Ed Davey, the leader of the Liberal Democrats Party in Britain, denounced what he called a pattern in which a brutal crime “makes us all feel immense pain and anger, and then extremists who exploit that grief and anger to spread hatred and violence, aided and abetted by social media barons like Elon Musk.”

The push for limits on online behavior is renewing accusations from politicians like Vice President JD Vance that Britain is undermining the free speech rights of conservatives.
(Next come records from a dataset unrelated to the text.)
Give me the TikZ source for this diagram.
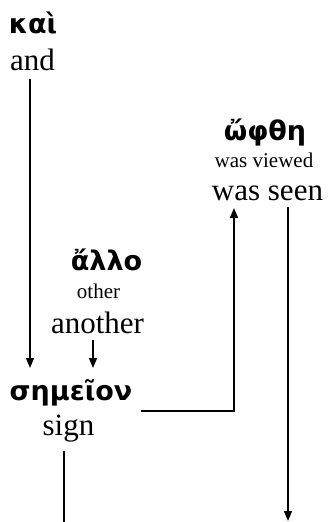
\documentclass[tikz,border=0pt]{standalone}
\usepackage{fontspec}
\setmainfont{Liberation Serif}
\newfontfamily\greekfont{DejaVu Sans}
\usetikzlibrary{arrows.meta}
\begin{document}
\begin{tikzpicture}[x=1pt,y=-1pt,
  gk/.style={font=\greekfont\bfseries\fontsize{27}{31}\selectfont, anchor=base, inner sep=0pt},
  en/.style={font=\fontsize{31}{36}\selectfont, anchor=base, inner sep=0pt},
  sm/.style={font=\fontsize{21}{24}\selectfont, anchor=base, inner sep=0pt},
  ln/.style={line width=1.1pt},
  arr/.style={line width=1.3pt, -{Triangle[length=10pt,width=8pt]}}]
\useasboundingbox (0,0) rectangle (327,522);
% words
\node[gk] (kai) at (33,33) {καὶ};
\node[en] (and) at (32.5,70) {and};
\node[gk] (allo) at (106.5,270) {ἄλλο};
\node[sm] (other) at (98.5,298) {other};
\node[en] (another) at (97.5,333) {another};
\node[gk] (semeion) at (71,400) {σημεῖον};
\node[en] (sign) at (68.5,435) {sign};
\node[gk] (ophthe) at (265,140) {ὤφθη};
\node[sm] (viewed) at (264,167) {was viewed};
\node[en] (seen) at (267.5,200) {was seen};
% connector end points
\coordinate (a1s) at (30,79);
\coordinate (a1e) at (30,368);
\coordinate (a2s) at (93,340);
\coordinate (a2e) at (93,368);
\coordinate (a3s) at (141,411);
\coordinate (a3e) at (234,208);
\coordinate (a4s) at (64,451);
\coordinate (a4e) at (64,522);
\coordinate (a5s) at (288,207);
\coordinate (a5e) at (288,521);
% connectors
\draw[arr] (a1s) -- (a1e);
\draw[arr] (a2s) -- (a2e);
\draw[arr, line width=1.6pt] (a3s) -- (a3s -| a3e) -- (a3e);
\draw[ln] (a4s) -- (a4e);
\draw[arr] (a5s) -- (a5e);
\end{tikzpicture}
\end{document}
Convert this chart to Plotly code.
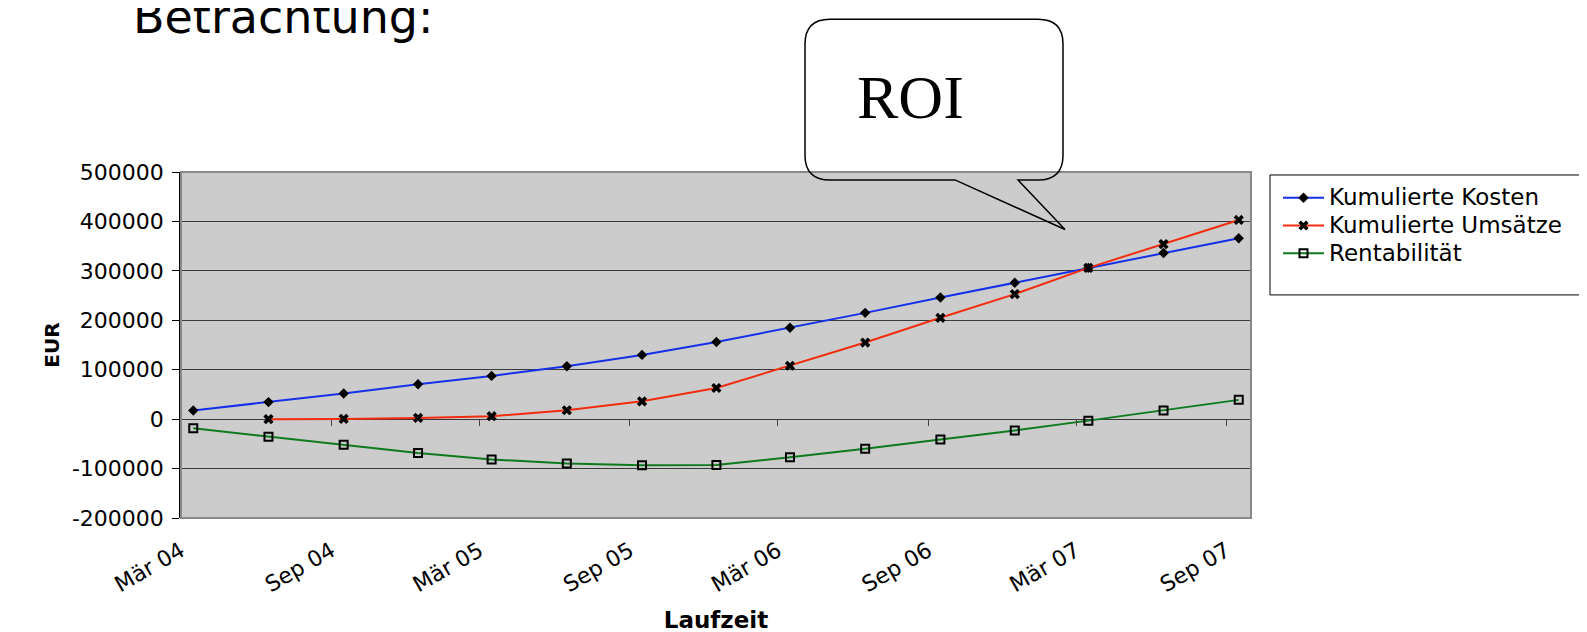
import plotly.graph_objects as go
import pandas as pd

# ---- data ----
months = ["2004-03", "2004-06", "2004-09", "2004-12", "2005-03", "2005-06", "2005-09",
          "2005-12", "2006-03", "2006-06", "2006-09", "2006-12", "2007-03", "2007-06", "2007-09"]
kosten = [17500, 34500, 52000, 70500, 87500, 107000, 130000, 156000, 185000, 215000,
          246000, 276000, 306000, 336000, 366000]
umsaetze = [None, 0, 500, 2500, 6000, 18000, 36000, 63000, 108000, 155000,
            205000, 253000, 306000, 354000, 403000]
rentabilitaet = [-18500, -35500, -52000, -68500, -81500, -89500, -93500, -93000, -77000,
                 -60000, -41000, -23000, -3000, 17500, 39000]
series_names = ["Kumulierte Kosten", "Kumulierte Umsätze", "Rentabilität"]
x_tick_dates = ["2004-03-01", "2004-09-01", "2005-03-01", "2005-09-01", "2006-03-01",
                "2006-09-01", "2007-03-01", "2007-09-01"]
x_tick_labels = ["Mär 04", "Sep 04", "Mär 05", "Sep 05", "Mär 06", "Sep 06", "Mär 07", "Sep 07"]
y_ticks = [-200000, -100000, 0, 100000, 200000, 300000, 400000, 500000]
y_tick_labels = ["-200000", "-100000", "0", "100000", "200000", "300000", "400000", "500000"]

x_dates = pd.to_datetime(months) + pd.Timedelta(days=15)
x_range = ["2004-03-01", "2007-10-01"]

W, H = 1587, 632
L, R, T, B = 173, 1243, 164, 513


def px(x):
    return (x - L) / (R - L)


def py(y):
    return (B - y) / (B - T)


FONT = "DejaVu Sans"


def legend_name(s):
    return f'<span style="font-size:23px">{s}</span>'


fig = go.Figure()
fig.add_trace(go.Scatter(
    x=x_dates, y=kosten, name=legend_name(series_names[0]), mode="lines+markers",
    line=dict(color="#1530E8", width=2),
    marker=dict(symbol="diamond", size=8, color="#000000"),
))
fig.add_trace(go.Scatter(
    x=x_dates, y=umsaetze, name=legend_name(series_names[1]), mode="lines+markers",
    line=dict(color="#F22C0E", width=2),
    marker=dict(symbol="x", size=9, color="#000000"),
))
fig.add_trace(go.Scatter(
    x=x_dates, y=rentabilitaet, name=legend_name(series_names[2]), mode="lines+markers",
    line=dict(color="#0E7A1E", width=2),
    marker=dict(symbol="square-open", size=8, color="#000000", line=dict(width=2, color="#000000")),
))
# invisible helper trace for the tick axis at y=0
fig.add_trace(go.Scatter(
    x=x_dates, y=kosten, xaxis="x2", mode="lines", opacity=0, showlegend=False,
    hoverinfo="skip", line=dict(width=0),
))

fig.update_layout(
    width=W, height=H,
    margin=dict(l=L, r=W - R, t=T, b=H - B, pad=0),
    paper_bgcolor="white",
    plot_bgcolor="#CCCCCC",
    font=dict(family=FONT, size=21, color="#000000"),
    showlegend=True,
    legend=dict(
        x=px(1270), y=py(171), xanchor="left", yanchor="top",
        borderwidth=0, bgcolor="rgba(0,0,0,0)",
        font=dict(family=FONT, size=19), tracegroupgap=0, itemwidth=41,
    ),
    xaxis=dict(
        type="date", range=x_range, showgrid=False, zeroline=False, showline=False,
        ticks="", tickmode="array", tickvals=x_tick_dates, ticktext=x_tick_labels,
        tickangle=-30, tickfont=dict(family=FONT, size=22), ticklabelstandoff=15,
        title=dict(text="<b>Laufzeit</b>", font=dict(family=FONT, size=23), standoff=15),
    ),
    xaxis2=dict(
        type="date", range=x_range, overlaying="x", anchor="free", position=py(413),
        showgrid=False, zeroline=False, showline=False, showticklabels=False,
        ticks="outside", ticklen=6, tickwidth=1, tickcolor="#444444",
        tickmode="array", tickvals=x_tick_dates[1:],
    ),
    yaxis=dict(
        range=[-200000, 500000], tickmode="array", tickvals=y_ticks, ticktext=y_tick_labels,
        showgrid=True, gridcolor="#3A3A3A", gridwidth=1, zeroline=False,
        showline=True, linecolor="#000000", linewidth=1.5,
        ticks="outside", ticklen=7, tickcolor="#000000",
        tickfont=dict(family=FONT, size=22), ticklabelstandoff=4,
        title=dict(text="<b>EUR</b>", font=dict(family=FONT, size=20), standoff=7),
    ),
)

# plot area border (gray)
fig.add_shape(type="rect", xref="paper", yref="paper", x0=0, y0=0, x1=1, y1=1,
              line=dict(color="#888888", width=2), layer="above")

# legend frame (extends past the right edge like the original)
fig.add_shape(type="rect", xref="paper", yref="paper",
              x0=px(1262), y0=py(288), x1=px(1600), y1=py(167),
              line=dict(color="#000000", width=1), fillcolor="rgba(0,0,0,0)", layer="above")

# speech-bubble callout
x0, x1, y0, y1, r = 797, 1055, 10, 172, 25
ta, tb, tipx, tipy = 947, 1010, 1057, 222
pts = [
    ("M", [(x0 + r, y0)]),
    ("L", [(x1 - r, y0)]),
    ("Q", [(x1, y0), (x1, y0 + r)]),
    ("L", [(x1, y1 - r)]),
    ("Q", [(x1, y1), (x1 - r, y1)]),
    ("L", [(tb, y1)]),
    ("L", [(tipx, tipy)]),
    ("L", [(ta, y1)]),
    ("L", [(x0 + r, y1)]),
    ("Q", [(x0, y1), (x0, y1 - r)]),
    ("L", [(x0, y0 + r)]),
    ("Q", [(x0, y0), (x0 + r, y0)]),
]
path = ""
for cmd, coords in pts:
    path += cmd + " " + " ".join(f"{px(a):.5f},{py(b):.5f}" for a, b in coords) + " "
path += "Z"
fig.add_shape(type="path", xref="paper", yref="paper", path=path,
              line=dict(color="#000000", width=1.5), fillcolor="rgba(0,0,0,0)", layer="above")

fig.add_annotation(text="ROI", xref="paper", yref="paper", x=px(902), y=py(88),
                   xanchor="center", yanchor="middle", showarrow=False,
                   font=dict(family="Liberation Serif", size=62, color="#000000"))

fig.add_annotation(text="Betrachtung:", xref="paper", yref="paper", x=px(123), y=py(37),
                   xanchor="left", yanchor="bottom", showarrow=False,
                   font=dict(family=FONT, size=46, color="#000000"))

fig.write_html("out.html")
When Liz Kendall, Britain’s secretary for technology, posted this week about tougher new online rules the government is considering imposing, scores of people responded to her by saying Britain wants to shut down legitimate debate.

“You pretend it’s about safety but it’s about control!” one person wrote. “We SEE YOU!!!!”

Experts who study the online platforms say that they are providing forums for right-wing politicians to become more a part of the mainstream.

“The stuff that we’re hearing today, 20 years ago, would have been considered absolutely fringe, completely wild things that only the more extremist political parties would ever defend,” Ms. Lorimer said.

At the same time, she said, liberal and centrist politicians like Mr. Starmer in Britain and some Democrats in the United States are feeling pressure to move to the right with policies that respond to the concerns of angry, frustrated voters.

That forces the right to “double down into even more extreme policies that then in turn become normalized,” she said. “You really end up in a situation where it escalates quite quickly, and that’s very much where we are right now.”